[MUMBAI] India's market regulator is planning rule changes that will make it easier for homegrown startups to list their shares on local bourses, sources involved in the process said, helping domestic investors to bet on the country's booming online economy.
The Securities and Exchange Board of India (SEBI) is considering easing rules on mandatory disclosure for the draft prospectuses of Internet-based companies, the sources said.
One of the main items that could be scrapped is the need to detail the use of proceeds from the initial public offering of shares, they said. This is currently an obstacle for startups, as these companies don't typically use cash to build plants or purchase tangible assets. "A lot of them operate without any tangible assets," said one of the sources directly involved in the process.
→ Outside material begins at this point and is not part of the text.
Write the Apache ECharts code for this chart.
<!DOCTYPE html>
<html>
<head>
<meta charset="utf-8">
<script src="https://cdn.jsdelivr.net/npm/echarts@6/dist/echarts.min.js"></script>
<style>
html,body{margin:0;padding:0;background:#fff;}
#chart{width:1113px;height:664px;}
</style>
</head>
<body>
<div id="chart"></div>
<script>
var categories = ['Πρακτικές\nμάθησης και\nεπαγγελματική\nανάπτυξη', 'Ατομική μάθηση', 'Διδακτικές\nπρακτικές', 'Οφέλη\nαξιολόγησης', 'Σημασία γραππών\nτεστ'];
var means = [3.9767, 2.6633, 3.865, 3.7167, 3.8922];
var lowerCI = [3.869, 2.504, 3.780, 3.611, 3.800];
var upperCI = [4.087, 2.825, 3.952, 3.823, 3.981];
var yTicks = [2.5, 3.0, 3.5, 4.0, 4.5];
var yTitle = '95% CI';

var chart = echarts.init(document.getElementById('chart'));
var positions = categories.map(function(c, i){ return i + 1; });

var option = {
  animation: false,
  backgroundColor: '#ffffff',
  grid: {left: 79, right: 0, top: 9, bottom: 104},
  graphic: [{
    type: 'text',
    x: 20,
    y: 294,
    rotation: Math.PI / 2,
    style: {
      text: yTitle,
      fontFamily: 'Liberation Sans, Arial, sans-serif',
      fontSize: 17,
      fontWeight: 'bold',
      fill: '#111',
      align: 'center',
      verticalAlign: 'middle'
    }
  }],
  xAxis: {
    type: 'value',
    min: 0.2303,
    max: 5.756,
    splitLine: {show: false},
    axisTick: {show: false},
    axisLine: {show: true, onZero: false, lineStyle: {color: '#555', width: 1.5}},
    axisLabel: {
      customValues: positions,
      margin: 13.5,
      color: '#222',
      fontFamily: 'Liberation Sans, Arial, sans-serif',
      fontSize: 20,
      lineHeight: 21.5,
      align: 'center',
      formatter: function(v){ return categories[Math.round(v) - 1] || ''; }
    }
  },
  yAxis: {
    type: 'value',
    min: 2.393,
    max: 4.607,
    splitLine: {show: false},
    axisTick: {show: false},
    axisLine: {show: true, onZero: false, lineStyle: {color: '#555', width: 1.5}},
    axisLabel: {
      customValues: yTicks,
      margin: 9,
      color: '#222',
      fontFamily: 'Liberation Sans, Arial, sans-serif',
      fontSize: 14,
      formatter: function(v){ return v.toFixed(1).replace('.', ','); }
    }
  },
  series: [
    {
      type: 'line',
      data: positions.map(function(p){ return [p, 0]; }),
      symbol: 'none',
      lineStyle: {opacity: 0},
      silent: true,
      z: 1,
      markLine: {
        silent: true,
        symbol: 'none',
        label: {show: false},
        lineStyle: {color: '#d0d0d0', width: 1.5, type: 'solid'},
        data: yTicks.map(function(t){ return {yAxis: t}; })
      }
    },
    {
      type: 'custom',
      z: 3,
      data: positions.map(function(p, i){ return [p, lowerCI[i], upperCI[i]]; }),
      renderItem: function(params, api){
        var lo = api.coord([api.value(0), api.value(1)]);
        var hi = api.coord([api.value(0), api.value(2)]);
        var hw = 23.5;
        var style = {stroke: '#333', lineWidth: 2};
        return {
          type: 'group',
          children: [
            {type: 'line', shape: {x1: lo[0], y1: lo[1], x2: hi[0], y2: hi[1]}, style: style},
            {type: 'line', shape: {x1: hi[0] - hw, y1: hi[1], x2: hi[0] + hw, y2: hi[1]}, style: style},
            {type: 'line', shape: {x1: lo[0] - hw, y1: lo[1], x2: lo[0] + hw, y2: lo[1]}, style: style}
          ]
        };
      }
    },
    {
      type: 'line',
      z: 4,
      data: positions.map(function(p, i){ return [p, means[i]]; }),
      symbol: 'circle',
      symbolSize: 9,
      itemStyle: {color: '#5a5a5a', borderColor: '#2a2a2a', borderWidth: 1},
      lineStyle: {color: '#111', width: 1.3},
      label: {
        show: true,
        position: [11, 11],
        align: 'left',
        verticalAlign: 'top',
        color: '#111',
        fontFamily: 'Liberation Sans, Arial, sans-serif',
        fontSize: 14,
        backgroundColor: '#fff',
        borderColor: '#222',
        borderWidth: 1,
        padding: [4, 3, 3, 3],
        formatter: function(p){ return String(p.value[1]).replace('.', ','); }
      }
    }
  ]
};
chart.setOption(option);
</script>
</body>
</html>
"That creates an issue when declaring the use of proceeds (in the draft prospectus)." All the sources declined to be named, as they were not authorised to speak to the media given the rules are still being finalised. A spokesman for SEBI did not respond to Reuters calls and e-mail requesting comment.
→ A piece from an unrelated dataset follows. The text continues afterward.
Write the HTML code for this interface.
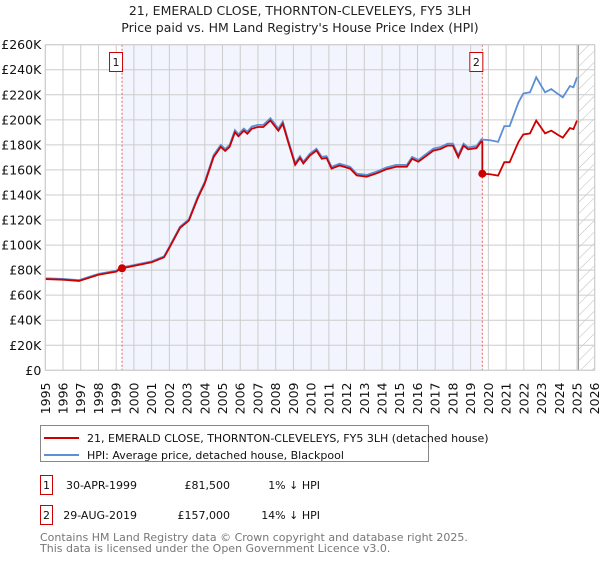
<!DOCTYPE html>
<html><head><meta charset="utf-8"><style>
body{margin:0;background:#fff;font-family:"DejaVu Sans","Liberation Sans",sans-serif;}
svg text{font-family:"DejaVu Sans","Liberation Sans",sans-serif;}
</style></head><body>
<svg id="c" width="600" height="560" xmlns="http://www.w3.org/2000/svg">
<defs><pattern id="hatch" width="8" height="8" patternUnits="userSpaceOnUse" patternTransform="rotate(45)"><line x1="0" y1="0" x2="0" y2="8" stroke="#bbb" stroke-width="1"/></pattern></defs>
<text x="300" y="15" text-anchor="middle" font-size="12.5" fill="#222">21, EMERALD CLOSE, THORNTON-CLEVELEYS, FY5 3LH</text>
<text x="300" y="32" text-anchor="middle" font-size="12.5" fill="#222">Price paid vs. HM Land Registry's House Price Index (HPI)</text>
<g id="plot"></g>
<g>
<rect x="40.5" y="425.5" width="388" height="36" fill="#fff" stroke="#888"/>
<line x1="44" y1="438" x2="79" y2="438" stroke="#cc0000" stroke-width="2"/>
<text x="87" y="442" font-size="11" fill="#111">21, EMERALD CLOSE, THORNTON-CLEVELEYS, FY5 3LH (detached house)</text>
<line x1="44" y1="455" x2="79" y2="455" stroke="#5b8fd6" stroke-width="2"/>
<text x="87" y="459" font-size="11" fill="#111">HPI: Average price, detached house, Blackpool</text>
</g>
<g font-size="11" fill="#111">
<rect x="40.5" y="475.5" width="12" height="19" fill="#fff" stroke="#cc0000"/><text x="46.5" y="489" text-anchor="middle">1</text>
<text x="137" y="489" text-anchor="end">30-APR-1999</text>
<text x="230" y="489" text-anchor="end">£81,500</text>
<text x="320" y="489" text-anchor="end">1% ↓ HPI</text>
<rect x="40.5" y="505.5" width="12" height="19" fill="#fff" stroke="#cc0000"/><text x="46.5" y="519" text-anchor="middle">2</text>
<text x="137" y="519" text-anchor="end">29-AUG-2019</text>
<text x="230" y="519" text-anchor="end">£157,000</text>
<text x="320" y="519" text-anchor="end">14% ↓ HPI</text>
</g>
<text x="40" y="541" font-size="11" fill="#777">Contains HM Land Registry data © Crown copyright and database right 2025.</text>
<text x="40" y="552" font-size="11" fill="#777">This data is licensed under the Open Government Licence v3.0.</text>
</svg>
<script>
const hpiYears=[1995.0,1996.0,1996.9,1998.0,1999.0,1999.25,1999.97,2001.0,2001.7,2002.0,2002.6,2003.1,2003.6,2004.0,2004.5,2004.9,2005.15,2005.4,2005.7,2005.9,2006.2,2006.4,2006.65,2007.0,2007.3,2007.7,2008.15,2008.4,2008.7,2009.1,2009.37,2009.56,2009.93,2010.3,2010.6,2010.87,2011.15,2011.6,2012.2,2012.57,2013.13,2013.7,2014.25,2014.8,2015.4,2015.7,2016.05,2016.4,2016.9,2017.3,2017.7,2018.0,2018.3,2018.6,2018.86,2019.33,2019.6,2020.1,2020.55,2020.9,2021.2,2021.7,2021.97,2022.35,2022.7,2023.2,2023.55,2023.93,2024.2,2024.6,2024.8,2025.0];
const hpiValues=[73.5,73,72,77,79.5,82,84,87,91,98.7,114.7,120.6,138.6,150.7,171.9,180,176.7,180,191.8,188.5,193,190.6,194.6,196,196,201.3,193,198.6,184,165.5,171,166.6,173,177,170.4,171,162.5,165,162.5,157,156,158.7,162,164,164,170.4,168,171.7,177,178.3,181,181,171.7,181,178,179,184.3,183.7,182.4,195,195,214,221,222,234,222,224.6,220.6,218,227,226,234];
const saleYears=[1999.33,2019.66];
const salePrices=[81.5,157];
const saleLabels=["1","2"];
const yTicks=[0,20,40,60,80,100,120,140,160,180,200,220,240,260];
const xTicks=[1995,1996,1997,1998,1999,2000,2001,2002,2003,2004,2005,2006,2007,2008,2009,2010,2011,2012,2013,2014,2015,2016,2017,2018,2019,2020,2021,2022,2023,2024,2025,2026];
const L=45.3,R=594.7,T=44.7,B=370.3,x0=1995,x1=2026,ymax=260,dataEnd=2025.08;
const X=v=>L+(v-x0)/(x1-x0)*(R-L);
const Y=v=>B-v/ymax*(B-T);
const NS="http://www.w3.org/2000/svg";
const g=document.getElementById('plot');
function mk(t,a){const e=document.createElementNS(NS,t);for(const k in a)e.setAttribute(k,a[k]);g.appendChild(e);return e;}
function hpiAt(t){for(let i=1;i<hpiYears.length;i++){if(t<=hpiYears[i]){const f=(t-hpiYears[i-1])/(hpiYears[i]-hpiYears[i-1]);return hpiValues[i-1]+f*(hpiValues[i]-hpiValues[i-1]);}}return hpiValues[hpiValues.length-1];}
let e;
e=mk('rect',{x:L,y:T,width:R-L,height:B-T,fill:'#fff'});


e=mk('rect',{x:X(saleYears[0]),y:T,width:X(saleYears[1])-X(saleYears[0]),height:B-T,fill:'#f2f5fd'});


e=mk('rect',{x:X(dataEnd),y:T,width:R-X(dataEnd),height:B-T,fill:'url(#hatch)'});


xTicks.forEach(t=>{
 e=mk('line',{x1:X(t),x2:X(t),y1:T,y2:B,stroke:'#ccc','stroke-width':1});
 
 
 const tx=X(t)+4.5,ty=B+44;
 e=mk('text',{x:tx,y:ty,transform:`rotate(-90 ${tx} ${ty})`,'font-size':12.5,fill:'#111'});
 e.textContent=t;
 
 
});
yTicks.forEach(t=>{
 e=mk('line',{x1:L,x2:R,y1:Y(t),y2:Y(t),stroke:'#ccc','stroke-width':1});
 
 
 e=mk('text',{x:L-4,y:Y(t)+4.5,'text-anchor':'end','font-size':12.5,fill:'#111'});
 e.textContent=t===0?'£0':'£'+t+'K';
 
 
});
e=mk('line',{x1:X(dataEnd),x2:X(dataEnd),y1:T,y2:B,stroke:'#999','stroke-width':1.2});


saleYears.forEach((s,i)=>{
 e=mk('line',{x1:X(s),x2:X(s),y1:T,y2:B,stroke:'#f06060','stroke-width':1,'stroke-dasharray':'2,2'});
 
 
});
e=mk('polyline',{points:hpiYears.map((t,i)=>X(t)+','+Y(hpiValues[i])).join(' '),fill:'none',stroke:'#5b8fd6','stroke-width':1.8});


const r1=salePrices[0]/hpiAt(saleYears[0]), r2=salePrices[1]/hpiAt(saleYears[1]);
const pts=[];
hpiYears.forEach((t,i)=>{if(t<saleYears[1])pts.push([t,hpiValues[i]*r1]);});
pts.push([saleYears[1],hpiAt(saleYears[1])*r1]);
pts.push([saleYears[1],salePrices[1]]);
hpiYears.forEach((t,i)=>{if(t>saleYears[1])pts.push([t,hpiValues[i]*r2]);});
e=mk('polyline',{points:pts.map(p=>X(p[0])+','+Y(p[1])).join(' '),fill:'none',stroke:'#cc0000','stroke-width':1.8});


saleYears.forEach((s,i)=>{
 e=mk('circle',{cx:X(s),cy:Y(salePrices[i]),r:4,fill:'#cc0000'});
 
 
 e=mk('rect',{x:X(s)-12.5,y:52.5,width:13,height:19,fill:'#fff',stroke:'#cc0000'});
 
 
 e=mk('text',{x:X(s)-6,y:66,'text-anchor':'middle','font-size':11,fill:'#111'});
 e.textContent=saleLabels[i];
 
 
});
e=mk('rect',{x:L,y:T,width:R-L,height:B-T,fill:'none',stroke:'#ccc'});


</script>
</body></html>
Many Indian startups including online retailers Flipkart and Snapdeal are expected to be preparing for IPOs in the near future, hoping to raise capital and to give some of their early backers an opportunity to cash in on investments worth billions of dollars.
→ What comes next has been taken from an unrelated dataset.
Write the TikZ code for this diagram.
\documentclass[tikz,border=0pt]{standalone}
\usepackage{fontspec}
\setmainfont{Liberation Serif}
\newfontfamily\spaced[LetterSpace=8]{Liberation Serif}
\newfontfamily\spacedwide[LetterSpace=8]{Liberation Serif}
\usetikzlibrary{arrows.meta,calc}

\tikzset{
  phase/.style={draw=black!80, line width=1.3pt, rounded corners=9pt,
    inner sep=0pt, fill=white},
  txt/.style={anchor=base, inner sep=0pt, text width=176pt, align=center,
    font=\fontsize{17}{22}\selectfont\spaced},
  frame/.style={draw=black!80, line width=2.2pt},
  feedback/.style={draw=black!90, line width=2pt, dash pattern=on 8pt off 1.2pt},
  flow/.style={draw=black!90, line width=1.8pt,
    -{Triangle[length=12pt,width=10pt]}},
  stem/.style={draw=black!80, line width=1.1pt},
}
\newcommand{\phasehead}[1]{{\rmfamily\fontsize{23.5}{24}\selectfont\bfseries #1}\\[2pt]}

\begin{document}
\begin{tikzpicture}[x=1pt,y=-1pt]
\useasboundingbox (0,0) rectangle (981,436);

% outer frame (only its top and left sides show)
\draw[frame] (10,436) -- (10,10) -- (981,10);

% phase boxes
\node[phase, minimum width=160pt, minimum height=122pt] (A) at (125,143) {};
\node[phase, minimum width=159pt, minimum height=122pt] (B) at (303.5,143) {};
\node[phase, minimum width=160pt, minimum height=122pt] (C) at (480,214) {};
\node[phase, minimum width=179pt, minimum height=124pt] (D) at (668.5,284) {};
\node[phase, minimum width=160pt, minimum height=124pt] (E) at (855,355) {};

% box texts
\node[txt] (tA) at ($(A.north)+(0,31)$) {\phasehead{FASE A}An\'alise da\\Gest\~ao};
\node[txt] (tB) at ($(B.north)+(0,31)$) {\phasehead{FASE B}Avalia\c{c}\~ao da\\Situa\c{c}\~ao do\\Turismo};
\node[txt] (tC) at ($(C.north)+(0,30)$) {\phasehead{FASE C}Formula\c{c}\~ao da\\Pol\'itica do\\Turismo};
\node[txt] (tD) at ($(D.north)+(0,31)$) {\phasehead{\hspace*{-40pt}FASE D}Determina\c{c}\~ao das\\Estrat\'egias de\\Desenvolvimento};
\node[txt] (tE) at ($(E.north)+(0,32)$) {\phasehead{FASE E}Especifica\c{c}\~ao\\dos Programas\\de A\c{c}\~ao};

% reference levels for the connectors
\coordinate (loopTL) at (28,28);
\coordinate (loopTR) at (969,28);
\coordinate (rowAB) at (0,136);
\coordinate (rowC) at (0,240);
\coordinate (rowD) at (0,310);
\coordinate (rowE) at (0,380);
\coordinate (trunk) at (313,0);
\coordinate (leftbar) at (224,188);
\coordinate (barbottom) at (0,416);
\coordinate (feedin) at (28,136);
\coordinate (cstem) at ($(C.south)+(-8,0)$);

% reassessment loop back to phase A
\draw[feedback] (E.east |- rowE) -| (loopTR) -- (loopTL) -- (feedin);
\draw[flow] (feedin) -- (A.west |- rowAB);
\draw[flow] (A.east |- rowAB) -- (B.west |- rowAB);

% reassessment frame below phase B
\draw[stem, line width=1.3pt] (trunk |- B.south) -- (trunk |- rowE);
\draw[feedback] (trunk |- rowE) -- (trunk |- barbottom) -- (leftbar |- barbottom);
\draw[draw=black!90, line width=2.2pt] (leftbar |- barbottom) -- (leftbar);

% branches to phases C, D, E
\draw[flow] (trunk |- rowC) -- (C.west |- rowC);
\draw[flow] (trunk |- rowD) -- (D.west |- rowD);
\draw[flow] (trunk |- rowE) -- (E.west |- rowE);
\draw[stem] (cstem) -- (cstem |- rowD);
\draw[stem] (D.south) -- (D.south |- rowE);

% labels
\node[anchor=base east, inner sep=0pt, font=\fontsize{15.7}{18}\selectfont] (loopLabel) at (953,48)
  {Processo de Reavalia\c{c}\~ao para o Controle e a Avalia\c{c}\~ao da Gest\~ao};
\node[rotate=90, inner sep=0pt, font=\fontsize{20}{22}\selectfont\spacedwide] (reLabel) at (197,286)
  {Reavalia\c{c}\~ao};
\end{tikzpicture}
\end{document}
But bankers are expecting them to explore overseas markets, mainly US exchange operator NASDAQ OMX Group, given regulatory requirements in India and the difficulty in finding valuation benchmarks on exchanges on which no comparable rivals trade.
The rule changes, if implemented, may encourage some of these companies to consider a listing at home, giving Indian investors the chance to put money into a sector that is expected to boom in the next few years as more Indians shop, live and work online, investment bankers said.